Optimization to convert heap allocated Chapel arrays to stack Allocated arrays

stonea commented 1 year ago

I'm throwing this out here as more of a brainstorming idea than anything I have an immediate need for. Chapel arrays are heap allocated; if the user wants something stack allocated they can use tuples or c_array (and we may have some other type to do this explicitly in the future).

I think having an explicit way to do this makes sense but in practice I imagine most Chapel programmers are going to use Chapel arrays without giving a second thought to "is this something that would better be stack allocated".

Perhaps we should have an optimization that should automatically convert a heap allocated Chapel array into a stack allocated array when the bounds of the array are statically known and the array is small. We have a similar optimization where if the domain is constant we don't track arrays that use that domain because we'll never need to relocate them.

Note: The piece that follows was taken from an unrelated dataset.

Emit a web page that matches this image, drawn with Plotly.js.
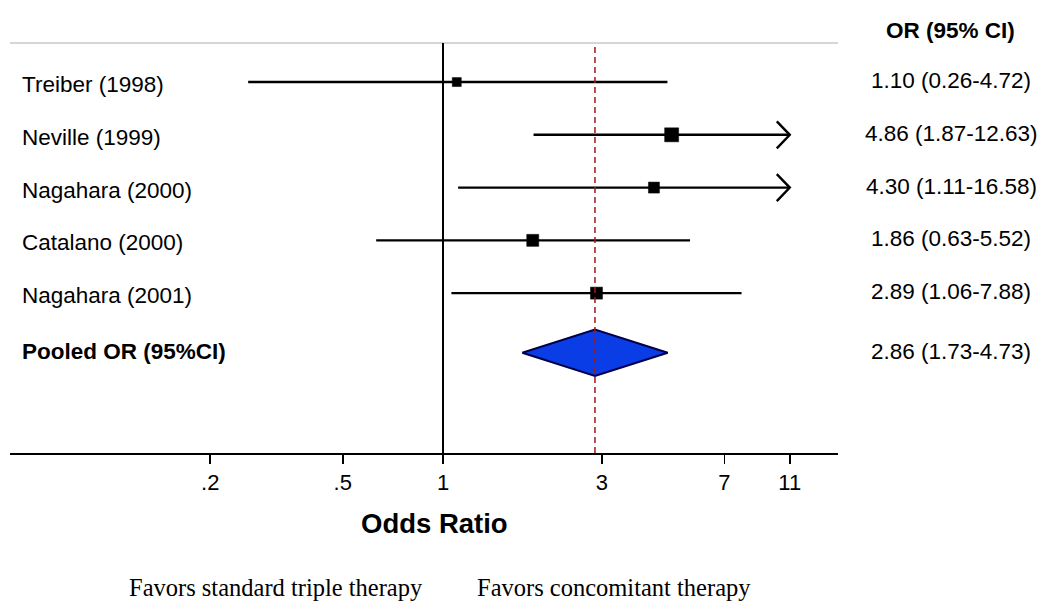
<!DOCTYPE html>
<html>
<head>
<meta charset="utf-8">
<script src="https://cdn.plot.ly/plotly-3.0.1.min.js"></script>
<style>html,body{margin:0;padding:0;background:#fff;}#chart{width:1050px;height:613px;}</style>
</head>
<body>
<div id="chart"></div>
<script>
// ---- data ----
const studies = ['Treiber (1998)', 'Neville (1999)', 'Nagahara (2000)', 'Catalano (2000)', 'Nagahara (2001)'];
const oddsRatio = [1.10, 4.86, 4.30, 1.86, 2.89];
const ciLower = [0.26, 1.87, 1.11, 0.63, 1.06];
const ciUpper = [4.72, 12.63, 16.58, 5.52, 7.88];
const pooledLabel = 'Pooled OR (95%CI)';
const pooledOR = 2.86;
const pooledLower = 1.73;
const pooledUpper = 4.73;
const tickValues = [0.2, 0.5, 1, 3, 7, 11];
const tickLabels = ['.2', '.5', '1', '3', '7', '11'];

// ---- style ----
const boxSize = [9, 14, 11, 12, 12];
const xMax = 11;              // CI clipping value (arrow)
const rowY = studies.map((s, i) => i + 1);
const pooledY = studies.length + 1.13;
const diamondHalf = 0.44;
const arrowBack = 1.094, arrowHalf = 0.256;
const fontSans = 'Arial, "Liberation Sans", Helvetica, sans-serif';
const fontSerif = '"Times New Roman", "Liberation Serif", Times, serif';
const txtSize = 22.5;

const fmt = v => v.toFixed(2);

// CI lines
const ciX = [], ciY = [];
const arX = [], arY = [];
studies.forEach((s, i) => {
  const hi = Math.min(ciUpper[i], xMax);
  ciX.push(ciLower[i], hi, null);
  ciY.push(rowY[i], rowY[i], null);
  if (ciUpper[i] > xMax) {
    arX.push(xMax / arrowBack, xMax, xMax / arrowBack, null);
    arY.push(rowY[i] - arrowHalf, rowY[i], rowY[i] + arrowHalf, null);
  }
});

const traces = [
  {x: ciX, y: ciY, mode: 'lines', line: {color: '#000', width: 2.4}, hoverinfo: 'skip', showlegend: false},
  {x: arX, y: arY, mode: 'lines', line: {color: '#000', width: 2.4}, hoverinfo: 'skip', showlegend: false},
  {x: oddsRatio, y: rowY, mode: 'markers', marker: {symbol: 'square', size: boxSize, color: '#000', opacity: 1, line: {width: 0.5, color: '#000'}}, showlegend: false},
  {x: [pooledLower, pooledOR, pooledUpper, pooledOR, pooledLower],
   y: [pooledY, pooledY - diamondHalf, pooledY, pooledY + diamondHalf, pooledY],
   mode: 'lines', fill: 'toself', fillcolor: '#0a3de6', line: {color: '#00004a', width: 2}, showlegend: false}
];

const L = 10, T = 43, W = 828, H = 409.7;
const annotations = [];
studies.forEach((s, i) => {
  annotations.push({text: s, xref: 'paper', x: (20 - L) / W, xanchor: 'left', yref: 'y', y: rowY[i] + 0.05, yanchor: 'middle',
    showarrow: false, font: {family: fontSans, size: txtSize, color: '#000'}});
  annotations.push({text: fmt(oddsRatio[i]) + ' (' + fmt(ciLower[i]) + '-' + fmt(ciUpper[i]) + ')',
    xref: 'paper', x: (951 - L) / W, xanchor: 'center', yref: 'y', y: rowY[i] - 0.03, yanchor: 'middle',
    showarrow: false, font: {family: fontSans, size: txtSize, color: '#000'}});
});
annotations.push({text: '<b>' + pooledLabel + '</b>', xref: 'paper', x: (20 - L) / W, xanchor: 'left', yref: 'y', y: pooledY - 0.03,
  yanchor: 'middle', showarrow: false, font: {family: fontSans, size: txtSize, color: '#000'}});
annotations.push({text: fmt(pooledOR) + ' (' + fmt(pooledLower) + '-' + fmt(pooledUpper) + ')',
  xref: 'paper', x: (951 - L) / W, xanchor: 'center', yref: 'y', y: pooledY - 0.03, yanchor: 'middle',
  showarrow: false, font: {family: fontSans, size: txtSize, color: '#000'}});
annotations.push({text: '<b>OR (95% CI)</b>', xref: 'paper', x: (950 - L) / W, xanchor: 'center', yref: 'paper', y: 1 + (T - 31) / H,
  yanchor: 'middle', showarrow: false, font: {family: fontSans, size: txtSize, color: '#000'}});
annotations.push({text: '<b>Odds Ratio</b>', xref: 'paper', x: (435 - L) / W, xanchor: 'center', yref: 'paper', y: -(523 - (T + H)) / H,
  yanchor: 'middle', showarrow: false, font: {family: fontSans, size: 27.5, color: '#000'}});
annotations.push({text: 'Favors standard triple therapy', xref: 'paper', x: (127 - L) / W, xanchor: 'left', yref: 'paper', y: -(587 - (T + H)) / H,
  yanchor: 'middle', showarrow: false, font: {family: fontSerif, size: 24.5, color: '#000'}});
annotations.push({text: 'Favors concomitant therapy', xref: 'paper', x: (475 - L) / W, xanchor: 'left', yref: 'paper', y: -(587 - (T + H)) / H,
  yanchor: 'middle', showarrow: false, font: {family: fontSerif, size: 24.5, color: '#000'}});

const layout = {
  width: 1050, height: 613,
  margin: {l: L, r: 1050 - L - W, t: T, b: 613 - T - H, pad: 0},
  paper_bgcolor: '#fff', plot_bgcolor: '#fff',
  showlegend: false,
  xaxis: {type: 'log', range: [-1.3003, 1.1862], tickvals: tickValues, ticktext: tickLabels,
    showgrid: false, zeroline: false, showline: true, linecolor: '#000', linewidth: 2,
    ticks: 'outside', ticklen: 9, tickwidth: 1.5, tickcolor: '#000',
    tickfont: {family: fontSans, size: 22, color: '#000'}, fixedrange: true},
  yaxis: {range: [8.03, 0.26], showgrid: false, zeroline: false, showline: false, showticklabels: false, ticks: '', fixedrange: true},
  shapes: [
    {type: 'line', xref: 'paper', yref: 'paper', x0: 0, x1: 1, y0: 1, y1: 1, line: {color: '#c8c8c8', width: 1.5}},
    {type: 'line', xref: 'x', yref: 'paper', x0: 1, x1: 1, y0: 0, y1: 1, line: {color: '#000', width: 2}},
    {type: 'line', xref: 'x', yref: 'paper', x0: pooledOR, x1: pooledOR, y0: 0, y1: 1, line: {color: '#a01818', width: 1.5, dash: '6px,4px'}}
  ],
  annotations: annotations
};

Plotly.newPlot('chart', traces, layout, {displayModeBar: false, staticPlot: true});
</script>
</body>
</html>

I'm creating this issue as a reaction to some conversation here (https://github.com/chapel-lang/chapel/issues/20290#issuecomment-1487950125), where the underlying Github issue there is more generally with allocating arrays from within GPU kernels.

bradcray commented 1 year ago

I'm generally on-board with this direction, particularly if we provide layouts (local domain maps) that let a user specify that they explicitly want stack-allocated or heap-allocated memory to avoid being subject to the compiler's whims.

I'm not immediately seeing why we'd only want to do this if the array was small and statically known (in the sense that alloca should be able to handle it for large arrays). Is the idea "if it's large, we could overrun the stack, and should never do that" combined with "and we need to make this decision statically to ensure that the array's type statically known?" If so, I guess I buy that.

One other factor might be whether we access the array within forall/coforall loops (or begin/cobegins) or just for/foreach loops. Specifically, if we apply a forall, multiple tasks are going to want to access the array, so putting it on one task's stack may be odd. Whereas if we were to use for/foreach loops, it'd be fine for it to be on the current task's stack.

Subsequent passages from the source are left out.